Walking into the Relief Society room and choosing a seat is difficult. I don’t really know many women in there. Sitting next to someone I don’t know and having to make small talk? So hard. Sitting alone while everyone else makes small talk? Even harder, sometimes. Fortunately I’m in Primary and don’t have to go very often.
The hardest thing, though, is Enrichment night. I haven’t gone in ages. I used to go all the time, before moving to California, because our Seattle ward would ask the men to do nursery for the night, and my husband would always sign up for it—to make me go. They don’t do that here. And I don’t go. I have tried to go. I mean, I thought about going. I signed up for whatever class they were offering. I put it on my calendar. But I was overly optimistic: I didn’t go.

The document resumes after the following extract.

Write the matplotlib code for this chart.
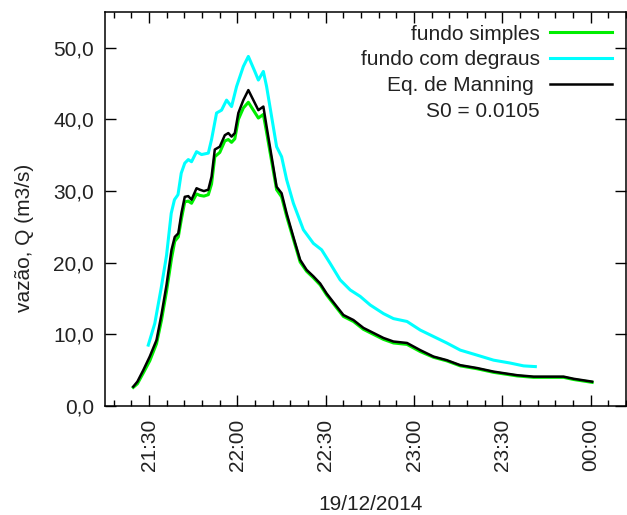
import pandas as pd
import matplotlib
matplotlib.use("Agg")
import matplotlib.pyplot as plt
import matplotlib.dates as mdates
from matplotlib.ticker import FuncFormatter, MultipleLocator
from matplotlib.lines import Line2D

plt.rcParams['font.family'] = ['Liberation Sans', 'DejaVu Sans']

# --- Data: discharge series, minutes after 21:30 on 19/12/2014 ---
t_simples = [-5.4, -4.0, -2.0, 0.2, 2.5, 4.2, 5.9, 7.6, 8.7, 9.9, 11.0, 12.1,
             13.3, 14.4, 16.1, 17.2, 18.6, 20.1, 21.2, 22.3, 24.0, 25.7, 26.9,
             28.0, 29.1, 30.3, 32.0, 33.7, 35.4, 37.1, 38.8, 39.9, 41.6, 43.3,
             45.0, 46.7, 49.0, 51.3, 53.5, 55.8, 58.1, 60.3, 63.7, 66.0, 69.4,
             72.8, 76.2, 79.6, 83.0, 87.6, 92.1, 96.6, 101.1, 105.7, 111.4,
             117.0, 125.0, 130.6, 136.3, 140.8, 144.2, 150.5]
q_simples = [2.6, 3.1, 4.6, 6.3, 8.7, 12.0, 16.0, 20.6, 23.0, 23.6, 26.2, 28.5,
             28.6, 28.3, 29.6, 29.4, 29.3, 29.5, 31.0, 34.8, 35.4, 37.0, 37.2,
             36.8, 37.3, 40.0, 41.6, 42.4, 41.3, 40.2, 40.7, 38.2, 34.2, 30.2,
             29.2, 26.5, 23.3, 20.1, 18.8, 17.9, 16.9, 15.5, 13.7, 12.5, 11.8,
             10.7, 10.0, 9.3, 8.8, 8.6, 7.6, 6.8, 6.3, 5.6, 5.2,
             4.7, 4.2, 4.0, 4.0, 4.0, 3.7, 3.3]

t_manning = t_simples
q_manning = [2.7, 3.4, 5.0, 6.9, 9.2, 12.8, 16.9, 21.8, 23.6, 24.1, 27.0, 29.2,
             29.3, 28.8, 30.4, 30.2, 30.0, 30.2, 32.0, 35.8, 36.2, 37.8, 38.1,
             37.6, 38.1, 40.9, 42.7, 44.1, 42.7, 41.3, 41.8, 39.0, 34.8, 30.6,
             29.7, 26.9, 23.6, 20.4, 19.0, 18.1, 17.1, 15.7, 13.9, 12.7, 12.0,
             10.9, 10.2, 9.5, 9.0, 8.8, 7.8, 6.9, 6.4, 5.7, 5.3,
             4.8, 4.3, 4.1, 4.1, 4.1, 3.8, 3.4]

t_degraus = [-0.3, 1.9, 4.1, 5.9, 7.5, 8.6, 9.8, 10.9, 12.1, 13.3, 14.4, 16.1,
             17.8, 20.1, 21.2, 22.9, 24.6, 26.3, 28.0, 29.7, 32.0, 33.7, 35.9,
             37.1, 38.8, 39.9, 41.6, 43.3, 45.0, 46.7, 49.0, 52.4, 55.8, 58.6,
             61.5, 64.9, 68.3, 71.7, 75.1, 79.6, 83.0, 87.6, 92.1, 96.6, 101.1,
             105.7, 111.4, 117.0, 122.6, 127.2, 131.2]
q_degraus = [8.5, 11.5, 16.5, 21.0, 26.9, 28.8, 29.5, 32.5, 33.9, 34.4, 34.1, 35.5,
             35.1, 35.3, 37.2, 40.9, 41.3, 42.7, 41.8, 44.6, 47.4, 48.8, 46.7,
             45.5, 46.7, 44.6, 40.4, 36.2, 34.8, 31.6, 28.3, 24.6, 22.7, 21.8,
             19.9, 17.6, 16.2, 15.3, 14.1, 12.9, 12.2, 11.8, 10.6, 9.7, 8.8,
             7.8, 7.1, 6.4, 6.0, 5.6, 5.5]

base = pd.Timestamp("2014-12-19 21:30")


def to_time(minutes):
    return base + pd.to_timedelta(minutes, unit="min")


TXT = "#222222"

fig = plt.figure(figsize=(6.27, 5.15), dpi=100)
ax = fig.add_axes([105 / 627, 109 / 515, 521 / 627, 394 / 515])

ax.plot(to_time(t_simples), q_simples, color="#00ee00", lw=2.2,
        label="fundo simples")
ax.plot(to_time(t_degraus), q_degraus, color="#00ffff", lw=2.2,
        label="fundo com degraus")
ax.plot(to_time(t_manning), q_manning, color="black", lw=1.8,
        label="Eq. de Manning ")
s0 = Line2D([], [], color="none", label="S0 = 0.0105")

ax.set_xlim(to_time(-15), to_time(162))
ax.set_ylim(0, 55)

ax.xaxis.set_major_locator(mdates.MinuteLocator(byminute=[0, 30]))
ax.xaxis.set_minor_locator(mdates.MinuteLocator(byminute=range(0, 60, 6)))
ax.xaxis.set_major_formatter(mdates.DateFormatter("%H:%M"))
ax.yaxis.set_major_locator(MultipleLocator(10))
ax.yaxis.set_major_formatter(FuncFormatter(lambda v, p: f"{v:.1f}".replace(".", ",")))

ax.tick_params(which="both", direction="in", top=True, right=True,
               colors="black", labelcolor=TXT, labelsize=15, width=1.0)
ax.tick_params(which="major", length=8)
ax.tick_params(which="minor", length=4)
ax.tick_params(axis="x", which="major", pad=9, labelrotation=90)
ax.tick_params(axis="y", which="major", pad=8)
for sp in ax.spines.values():
    sp.set_linewidth(1.1)

# gnuplot-style key: right-aligned labels, line samples on the right
handles, labels = ax.get_legend_handles_labels()
leg = ax.legend(handles + [s0], labels + ["S0 = 0.0105"], loc="upper right",
                frameon=False, markerfirst=False, fontsize=15,
                handlelength=2.97, handletextpad=0.5, labelspacing=0.33,
                borderpad=0, borderaxespad=0, bbox_to_anchor=(0.973, 0.968))
for txt in leg.get_texts():
    txt.set_color(TXT)

fig.text(25 / 627, 1 - 238 / 515, "vazão, Q (m3/s)", rotation=90,
         ha="center", va="center", fontsize=15, color=TXT)
fig.text(371 / 627, 1 - 505 / 515, "19/12/2014", ha="center", va="center",
         fontsize=15, color=TXT)

fig.savefig("out.png", dpi=100)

I’ve been trying for ages to get a photography club going in our ward. I actually love getting together in groups to discuss stuff. When there’s a planned agenda then I’m good, once the meeting starts. Which is why Relief Society is easier than Enrichment night. Enrichment is much more about socializing than learning.
I know what you’re thinking. What about ward parties? Those aren’t too bad. We go as a family. I have a built-in group to socialize with. It also helps that my husband is an extrovert and will talk to everyone while I can sit back and only occasionally say something terribly witty.
Alright, if truth be known, I have brought my PSP to ward parties and took refuge in it. But only because everyone was watching a movie I’d already seen.